In round nine Trinidad was a mere 16 of 42 overall and 12 of 36 power, but in the 10th he surged to 26 of 50 overall (52%) and 24 of 47 power (51%), easily his bests of the fight thus far. In fact, his 24 power connects in the 10th nearly exceeded his total for the previous three rounds (28). Meanwhile, the movement that was so strategic and so controlled in the first nine rounds for De La Hoya now had the scent of disorganization, and, to some, panic.

The 11th furthered Trinidad's momentum as De La Hoya declined to 19 of 67 overall (28%) and 9 of 31 power (29%) while Trinidad was 21 of 51 overall (41%) and 20 of 47 power (43%). It was the first time Trinidad had out-landed De La Hoya since round one, and while De La Hoya's jab was still working well (10 of 36, 28%), it had been transformed from a weapon to a defensive flip. As for Trinidad, he all but shelved the jab as he went just 1of 4, but because he now was the pursuer he had seized command of the story line.

In terms of stats, the 12th was nearly even as Trinidad led 21-20 overall while De La Hoya prevailed 59-41 in punches thrown. But the diametrically opposed jab/power punch dynamic was even more pronounced as De La Hoya ruled the former (11 of 31, 36% to 1 of 5, 20%) while Trinidad dominated the latter (20 of 36, 56% to 9 of 28, 32%). The boxer had become the runner while the stalker was now the hunter.

De La Hoya's spectacular dominance in the first nine rounds caused the final numbers to be heavily skewed in his favor as he led 263-166 overall and 143-42 in landed jabs as well as 41%-36% overall and 39%-29% jabs. But the most compelling numbers would be Trinidad's 124-120 edge in power connects, which included a 40-18 bulge in the final two rounds.

That surge proved definitive, for Glen Hamada saw the fight a 114-114 draw (the same as HBO's Harold Lederman) while Bob Logist and Jerry Roth's scorecards registered 115-114 and 115-113 for the winner -- Felix "Tito" Trinidad.

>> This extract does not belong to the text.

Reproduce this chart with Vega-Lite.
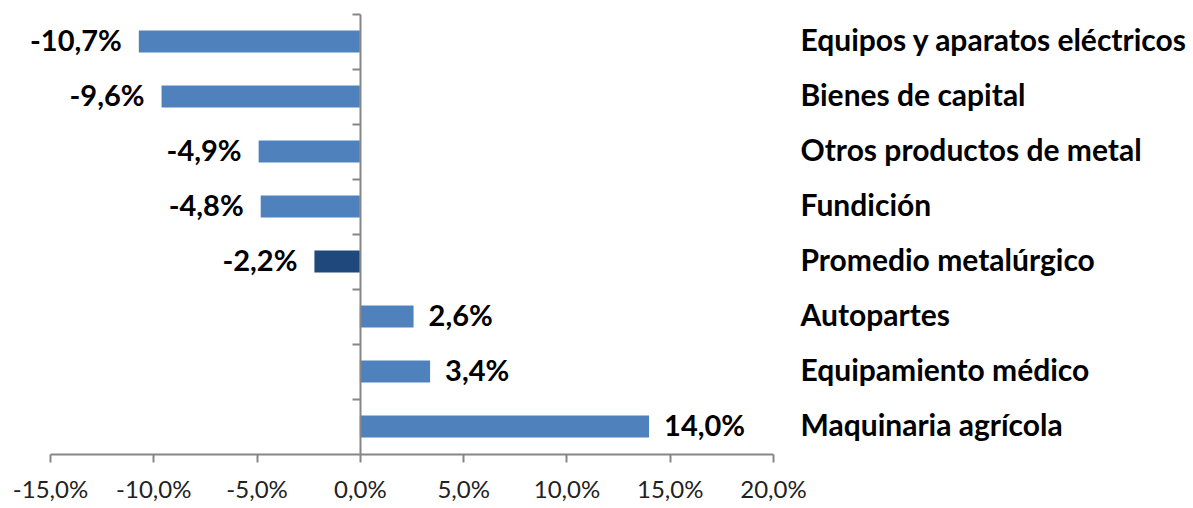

The majority decision was a surprise, but, given De La Hoya's erosion in the home stretch, it wasn't perceived as the out-and-out robbery that Lewis-Holyfield I the previous March had been. Because of that, disappointment, not outrage, was the prevailing emotion.

"Obviously, I thought I won the fight," De La Hoya opined. "I wanted to go out there and demonstrate all my ring equipment and give him a boxing lesson. Obviously, it wasn't appreciated by everyone."

While Curry-McCrory and De La Hoya occupy opposite places in boxing lore, it remains to be seen how Thurman-Garcia will fare. In terms of numbers they are comparable, as Curry and McCrory boasted a combined record of 50-0-1 while the numbers for Thurman-Garcia (60-0) and Trinidad-De La Hoya (66-0) were better. All feature fighters in their chronological primes with a myriad of skill sets that, if meshed well, could produce greatness.

Will Saturday's showdown produce the pyrotechnics of Curry-McCrory or will it approach the disappointment of Trinidad-De La Hoya? The safe bet is that it will land somewhere in the middle, but if the ring action comes anywhere close to its volcanic lead-up, those tuning into CBS will click off their TV sets with a feeling of enormous satisfaction.